The last of the Clickhouse features I leveraged was Dictionaries to hold all of the static information that I previously JOINed against in Timescale. This is data such as Item IDs and Names, or NPC information such as combat level. Alongside having to create a table in Clickhouse to act as the Dictionary's data source (which means duplicate data), I also have to remember to refresh the dictionary if I ever update the underlying data due to game updates.
The Development Experience
Overall, Clickhouse has a great developer experience. Their documentation is quite thorough. I had some minor stumbling blocks using aggregate functions for the hourly views, but that is going to happen with any new system.
In theory, the extra work required to accomplish common tasks compared to Timescale would be annoying, but it is clear to see that the extra possible customization is a major upside.
I have had no issues composing my queries or migrations with Clickhouse's additions to SQL. Just be aware you will be using different functions for more complex queries compared to Postgres. Plausible's ecto_ch library works great and lets me use Ecto's syntax for most of my queries. The closest I have to a complaint is that streaming query results isn't as simple as it is in other Ecto implementations.
Why the Switch from Timescale?
There was no pressing technical reason to switch from Timescale to Clickhouse. Performance was great nor did I run into any issue with Timescale itself that forced me to migrate. Truthfully my primary reason is that I wanted to give Clickhouse a try. My secondary reason was a smattering of annoyances with the administration of Timescale and it's documentation.

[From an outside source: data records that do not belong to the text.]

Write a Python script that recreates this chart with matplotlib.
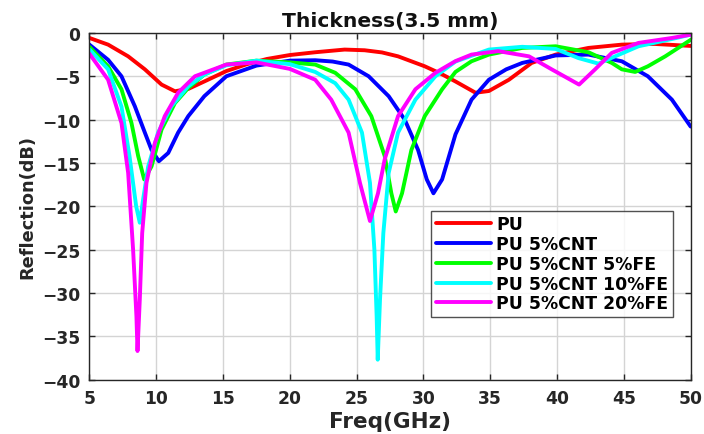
import matplotlib
matplotlib.use("Agg")
import matplotlib.pyplot as plt

plt.rcParams['font.family'] = ['DejaVu Sans']
plt.rcParams['font.weight'] = 'bold'

labels = ["PU", "PU 5%CNT", "PU 5%CNT 5%FE", "PU 5%CNT 10%FE", "PU 5%CNT 20%FE"]
colors = ["#ff0000", "#0000ff", "#00ff00", "#00ffff", "#ff00ff"]

f_pu = [5, 6.4, 7.9, 9.15, 10.4, 11.4, 12.4, 13.6, 15.25, 16.8, 18.3, 20, 21.9, 24.1, 25.6, 26.9, 28.1, 30.1, 31.3, 32.4, 33.9, 34.9, 36.4, 38.1, 39.9, 42.35, 44.85, 47.3, 50]
r_pu = [-0.58, -1.35, -2.7, -4.2, -5.96, -6.73, -6.46, -5.6, -4.4, -3.6, -3.0, -2.55, -2.23, -1.92, -2.0, -2.25, -2.7, -3.85, -4.7, -5.6, -6.9, -6.7, -5.4, -3.46, -2.5, -1.73, -1.35, -1.27, -1.5]

f_cnt = [5, 6.4, 7.4, 8.4, 9.15, 9.65, 10.2, 10.9, 11.64, 12.4, 13.6, 15.25, 17.5, 20, 21.9, 23.2, 24.4, 25.9, 27.4, 28.6, 29.6, 30.25, 30.75, 31.4, 32.4, 33.6, 34.9, 36.2, 37.4, 39.9, 42.35, 44.85, 46.8, 48.6, 50]
r_cnt = [-1.35, -3.1, -5.0, -8.46, -11.5, -13.5, -14.8, -13.85, -11.5, -9.6, -7.3, -5.0, -3.77, -3.2, -3.15, -3.3, -3.65, -5.0, -7.3, -10.0, -13.5, -16.9, -18.5, -16.9, -11.7, -7.7, -5.4, -4.2, -3.46, -2.6, -2.5, -3.27, -5.0, -7.7, -10.8]

f_fe5 = [5, 6.4, 7.4, 8.15, 8.65, 9.1, 9.65, 10.4, 11.4, 12.4, 13.6, 15.25, 17.5, 20, 21.9, 23.4, 24.9, 26.1, 27.1, 27.6, 27.93, 28.4, 29.1, 30.1, 31.4, 32.4, 33.6, 34.9, 37.4, 39.9, 42.35, 44.1, 44.85, 45.85, 46.8, 48.1, 50]
r_fe5 = [-1.6, -3.85, -6.5, -10.4, -14.2, -16.9, -15.4, -11.15, -8.1, -6.35, -4.8, -3.65, -3.2, -3.4, -3.65, -4.6, -6.5, -9.6, -14.2, -18.5, -20.6, -18.5, -13.5, -9.6, -6.5, -4.5, -3.27, -2.5, -1.73, -1.54, -2.23, -3.46, -4.2, -4.5, -3.85, -2.7, -0.8]

f_fe10 = [5, 6.4, 7.4, 8.0, 8.5, 8.77, 9.02, 9.4, 10.14, 11.14, 12.4, 13.6, 15.25, 17.5, 20, 21.9, 23.4, 24.4, 25.4, 26.0, 26.33, 26.5, 26.58, 26.75, 27.0, 27.4, 28.1, 29.4, 30.9, 32.4, 34.9, 37.4, 39.9, 41.6, 43.1, 44.35, 46.1, 48.6, 50]
r_fe10 = [-1.9, -4.2, -8.5, -14.2, -20.0, -21.9, -19.2, -15.4, -11.5, -8.46, -6.15, -4.8, -3.73, -3.2, -3.6, -4.5, -5.8, -7.7, -11.5, -17.3, -25.0, -32.7, -37.7, -30.8, -23.1, -16.15, -11.5, -7.7, -5.0, -3.3, -1.92, -1.6, -1.85, -2.9, -3.54, -2.7, -1.54, -0.7, -0.2]

f_fe20 = [5, 6.4, 7.4, 7.9, 8.27, 8.52, 8.6, 8.77, 8.95, 9.27, 9.9, 10.64, 11.64, 12.9, 15.25, 17.5, 20, 21.9, 23.1, 24.4, 25.25, 26.0, 26.6, 27.1, 28.1, 29.4, 30.9, 32.4, 33.6, 35.6, 37.9, 39.6, 41.65, 42.85, 44.1, 46.1, 48.6, 50]
r_fe20 = [-2.4, -5.4, -10.4, -16.15, -25.0, -32.7, -36.7, -30.8, -23.1, -17.3, -12.7, -9.6, -6.9, -5.0, -3.65, -3.4, -4.15, -5.4, -7.7, -11.5, -17.3, -21.7, -18.5, -14.6, -9.6, -6.5, -4.6, -3.25, -2.5, -2.1, -2.7, -4.2, -5.96, -4.2, -2.3, -1.15, -0.58, -0.2]

series = [(f_pu, r_pu), (f_cnt, r_cnt), (f_fe5, r_fe5), (f_fe10, r_fe10), (f_fe20, r_fe20)]

fig = plt.figure(figsize=(7.04, 4.35), dpi=100)
ax = fig.add_axes([0.127, 0.125, 0.854, 0.797])

for (fx, ry), lab, c in zip(series, labels, colors):
    ax.plot(fx, ry, color=c, lw=2.8, label=lab, solid_joinstyle='round', solid_capstyle='round')

ax.set_xlim(5, 50)
ax.set_ylim(-40, 0)
ax.set_xticks(range(5, 51, 5))
ax.set_yticks(range(-40, 1, 5))
ax.grid(True, color='#d4d4d4', lw=1.0)
ax.set_axisbelow(True)
ax.tick_params(direction='in', top=True, right=True, labelsize=12.3, length=4, width=1,
               pad=6.5, colors='#262626', labelcolor='#262626')
for lab in ax.get_xticklabels() + ax.get_yticklabels():
    lab.set_fontweight('bold')
for sp in ax.spines.values():
    sp.set_color('#262626')
    sp.set_linewidth(1.0)

ax.set_title("Thickness(3.5 mm)", fontsize=14.6, fontweight='bold', pad=4.8, color='#111111')
ax.set_xlabel("Freq(GHz)", fontsize=15.5, fontweight='bold', color='#262626', labelpad=3)
ax.set_ylabel("Reflection(dB)", fontsize=12.8, fontweight='bold', color='#262626', labelpad=4)

leg = ax.legend(loc='upper left', bbox_to_anchor=(0.569, 0.486), frameon=True, fancybox=False,
                edgecolor='#262626', fontsize=12.4, handlelength=3.2, borderpad=0.25,
                labelspacing=0.1, handletextpad=0.3, borderaxespad=0)
leg.get_frame().set_linewidth(1.0)
for t in leg.get_texts():
    t.set_fontweight('bold')

fig.savefig("out.png", dpi=100)
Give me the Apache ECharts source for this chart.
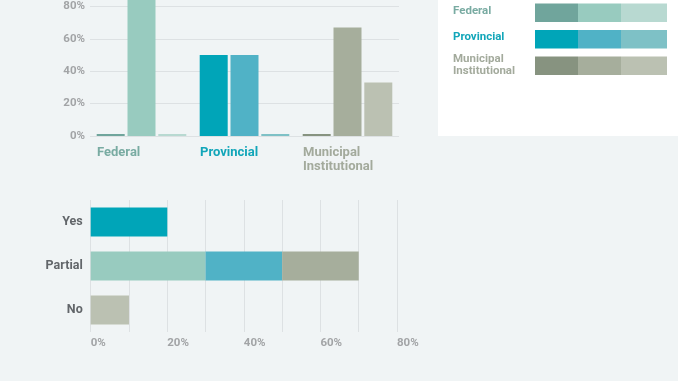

Administration-wise, my complaints are the same in my previous article (and covered in more detail there). Updates are annoying since it requires having to restart postgres and run queries before any other query is run (so it requires stopping the Old School Snitch Service). With Clickhouse I update it through my package manager and restart the service, no need to cause any downtime beyond some queries requiring a retry. The switch to Clickhouse also means I have a much easier time handling major Postgres upgrades since it only contains the non-game data and is much faster to backup/restore for an upgrade (and could even use logical replication to handle a clean swap over. Clickhouse and Timescale update frequently with
My other complaint continues to be Timescale's documentation. In my experience, Clickhouse has much more detailed documentation that is organized a bit better. My primary issue with Timescale's was much of their administration documentation is for their managed service. The self-hosted documentation is off hiding in its own section and not colocated with the main documentation. Compare this to Clickhouse who has a whole section dedicated to local server administration that is clearly differentiated from their Cloud service documentation.
Conclusion
I switched from Timescale to Clickhouse mostly as an excuse to try Clickhouse out. The migration to Clickhouse has worked out wonderfully for Old School Snitch. I gained improved performance and more capability at the minor cost of some extra work.
Clickhouse and Timescale updated pretty frequently with significant improvements and new features. With Clickhouse it is a lot easier to upgrade and take advantage of those new features. Plus with the majority of my data no longer in Postgres, I can be confidant that major Postgres upgrades will be quicker and easier to deal with.
Timescale worked well, but Clickhouse has provided better performance and made running the service easier.
140k Mining xp mining xp was gained during the composition of this post.